Frequently asked questions
Is a ceasefire the same as peace?
No. A ceasefire stops active fighting but does not resolve the underlying causes of a conflict. Parties may resume hostilities once a ceasefire expires or breaks down. Peace, in the fuller sense, requires a political settlement that addresses the grievances driving the conflict. A ceasefire is best understood as a necessary precondition for peace negotiations, not peace itself.
Who monitors a ceasefire?
Monitoring arrangements vary widely. Neutral third-party states, regional organizations such as the African Union or the Organization for Security and Co-operation in Europe (OSCE), and UN peacekeeping missions are among the most common monitors. Some ceasefires are self-monitoring, relying on the parties to report violations, while others deploy observers physically along front lines. The rigor of monitoring has a direct bearing on durability.
How long do ceasefires last?
Duration ranges from hours to decades. Humanitarian ceasefires may be measured in days. Politically negotiated ceasefires sometimes hold indefinitely, effectively becoming the permanent end of active hostilities even without a formal peace treaty. Statistical research suggests that the majority of ceasefires that survive their first 30 days have a meaningfully higher probability of lasting, pointing to the critical importance of the immediate post-agreement period.
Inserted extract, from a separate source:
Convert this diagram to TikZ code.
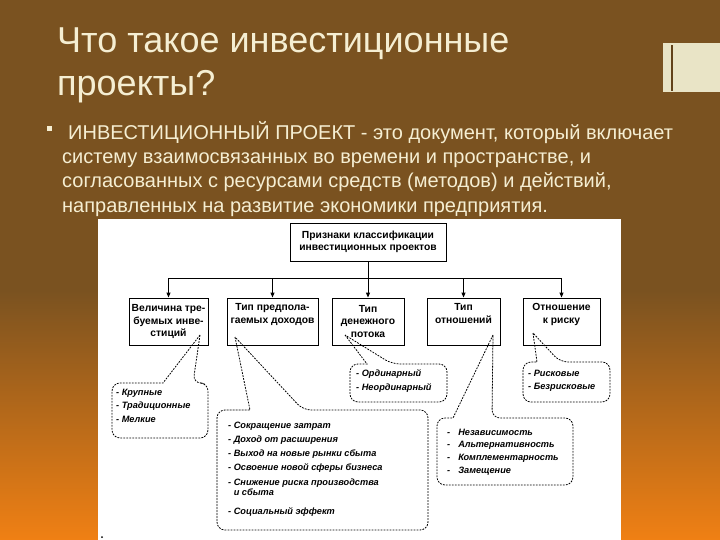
\documentclass[tikz,border=0pt]{standalone}
\usepackage{fontspec}
\setmainfont{Liberation Sans}
\usetikzlibrary{calc, arrows.meta, positioning}

\definecolor{slidebrown}{RGB}{122,82,32}
\definecolor{slideorange}{RGB}{240,128,20}
\definecolor{slidecream}{RGB}{245,238,210}
\definecolor{barcream}{RGB}{233,228,198}

\tikzset{
  box/.style={draw, line width=0.9pt, align=center, inner sep=0pt, font=\bfseries\fontsize{10.3}{12.5}\selectfont},
  bubble/.style={line width=0.8pt, dash pattern=on 1.8pt off 1.2pt},
  items/.style={anchor=north west, align=left, inner sep=0pt, font=\bfseries\itshape\fontsize{9.2}{13.5}\selectfont},
  feed/.style={line width=0.9pt, -{Triangle[length=5pt,width=4pt]}},
  slidetext/.style={anchor=base west, inner sep=0pt, text=slidecream}
}

\begin{document}
\begin{tikzpicture}[x=1pt,y=-1pt]
\useasboundingbox (0,0) rectangle (720,540);
\fill[slidebrown] (0,0) rectangle (720,540);
\shade[top color=slidebrown, bottom color=slideorange] (0,290) rectangle (720,540);
\fill[barcream] (663,43) rectangle (720,92);
\fill[slidebrown!80!black] (670.5,45) rectangle (672.5,91);

\node[slidetext, font=\fontsize{36}{40}\selectfont] (title1) at (57,53) {Что такое инвестиционные};
\node[slidetext, font=\fontsize{36}{40}\selectfont] (title2) at (57,96) {проекты?};

\fill[slidecream] (47,126) rectangle (52,131);
\node[slidetext, font=\fontsize{20}{24}\selectfont] (def1) at (68,140) {ИНВЕСТИЦИОННЫЙ ПРОЕКТ - это документ, который включает};
\node[slidetext, font=\fontsize{20}{24}\selectfont] (def2) at (62,164) {систему взаимосвязанных во времени и пространстве, и};
\node[slidetext, font=\fontsize{20}{24}\selectfont] (def3) at (62,188) {согласованных с ресурсами средств (методов) и действий,};
\node[slidetext, font=\fontsize{20}{24}\selectfont] (def4) at (62,212) {направленных на развитие экономики предприятия.};

\fill[white] (98,219) rectangle (621,540);

\node[box, minimum width=156pt, minimum height=38pt] (signs) at (368,242) {Признаки классификации\\инвестиционных проектов};
\node[box, minimum width=79pt, minimum height=47pt] (size) at (168.5,321.5) {Величина тре-\\буемых инве-\\стиций};
\node[box, minimum width=91pt, minimum height=47pt] (income) at (272.5,321.5) {Тип предпола-\\гаемых доходов\\\strut};
\node[box, minimum width=72pt, minimum height=47pt] (flow) at (368,321.5) {Тип\\денежного\\потока};
\node[box, minimum width=73pt, minimum height=47pt] (relation) at (463.5,321.5) {Тип\\отношений\\\strut};
\node[box, minimum width=77pt, minimum height=47pt] (risk) at (561.5,321.5) {Отношение\\к риску\\\strut};

\coordinate (fork) at (368,278);
\draw[feed] (signs) -- (flow);
\foreach \n in {size,income,relation,risk}
  \draw[feed] (fork) -| (\n);

\coordinate (tip1) at (200,335);
\coordinate (tip2) at (235,337);
\coordinate (tip3) at (345,335);
\coordinate (tip4) at (493,335);
\coordinate (tip5) at (533,333);

\draw[bubble] (tip1) -- (163,383) [rounded corners=8pt] -- (112,383) |- (208,438) |- (193,383) [sharp corners] -- (tip1);
\draw[bubble] (tip2) -- (250,410) [rounded corners=8pt] -- (217,410) |- (428,530) |- (303,410) [sharp corners] -- (tip2);
\draw[bubble] (tip3) -- (367,364) [rounded corners=8pt] -- (350,364) |- (447,402) |- (392,364) [sharp corners] -- (tip3);
\draw[bubble] (tip4) -- (453,418) [rounded corners=8pt] -- (437,418) |- (573,485) |- (492,418) [sharp corners] -- (tip4);
\draw[bubble] (tip5) -- (537,362) [rounded corners=8pt] -- (523,362) |- (610,402) |- (560,362) [sharp corners] -- (tip5);

\node[items] (sizelist) at (116,388.5) {- Крупные\\- Традиционные\\- Мелкие};
\node[items, font=\bfseries\itshape\fontsize{9.2}{10}\selectfont] (incomelist) at (228,421.5)
  {- Сокращение затрат\\[4pt]- Доход от расширения\\[4pt]- Выход на новые рынки сбыта\\[4pt]- Освоение новой сферы бизнеса\\[5pt]- Снижение риска производства\\\phantom{- }и сбыта\\[9pt]- Социальный эффект};
\node[items] (flowlist) at (356,369.5) {- Ординарный\\- Неординарный};
\node[items, font=\bfseries\itshape\fontsize{9.2}{12.7}\selectfont] (relationlist) at (447,428.5)
  {-\hspace{8pt}Независимость\\-\hspace{8pt}Альтернативность\\-\hspace{8pt}Комплементарность\\-\hspace{8pt}Замещение};
\node[items] (risklist) at (528,369.5) {- Рисковые\\- Безрисковые};

\fill (102,537) circle (1);
\end{tikzpicture}
\end{document}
What most commonly breaks a ceasefire?
The most frequent proximate triggers are localized incidents that escalate — a patrol crossing a buffer zone, an exchange of fire in an ambiguous area, or an attack by a faction not fully under the command of the agreement's signatories. Behind these proximate causes usually lie deeper structural factors: weak monitoring, spoiler activity, lack of political commitment and unresolved grievances that make the cost of defection feel lower than the cost of compliance.